Happy to know that you were a unitholder of Viva as well. I got allocated quite a number of Viva units during the IPO and as you said, the price went down and stayed below IPO price for a (long) period of time but I am not too worried as the dividend was good while my total investment in Viva is relatively small (sub-$100k). In fact I am still holding on to the units until today although the price has gone up a bit ($0.915 versus IPO price of $0.78). I am inclined to continue holding so as to avoid adding to my headache of deploying the sale proceeds. With the run up in the stock prices, it is increasingly difficult to find good investment opportunities. Generally if the stocks do not give me sufficient "margin of safety", they are unlikely to interest me however good their underlying businesses. That is why I missed out big time on the tech stocks (Facebook, Alibaba, Tencents, etc.), haha. However, no regrets though because I agreed that "peace of mind" is priceless. I already have enough stress from work.

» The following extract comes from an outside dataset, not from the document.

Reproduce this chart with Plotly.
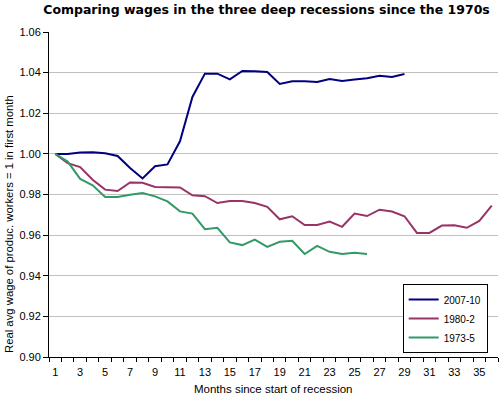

I hope you can continue your posting to share with us your journey and experience. Thanks Whizzard!
There is still massive value in tech stocks. Although valuations are higher earnings remain healthy. I've recently doubled my exposure to tech to 8% of my portfolio(still under double digit). Started with 2% one year ago.

You let go of US stocks too fast, don't buy stories published by the mainstream media, they are blinded by the hate they hold for republicans. I try to filter the hate news and look for US policies that will invigorate the economy which the news don't report.

Once obamacare appeal becomes successful, it will be followed by tax reforms. This my friend is a time for killing.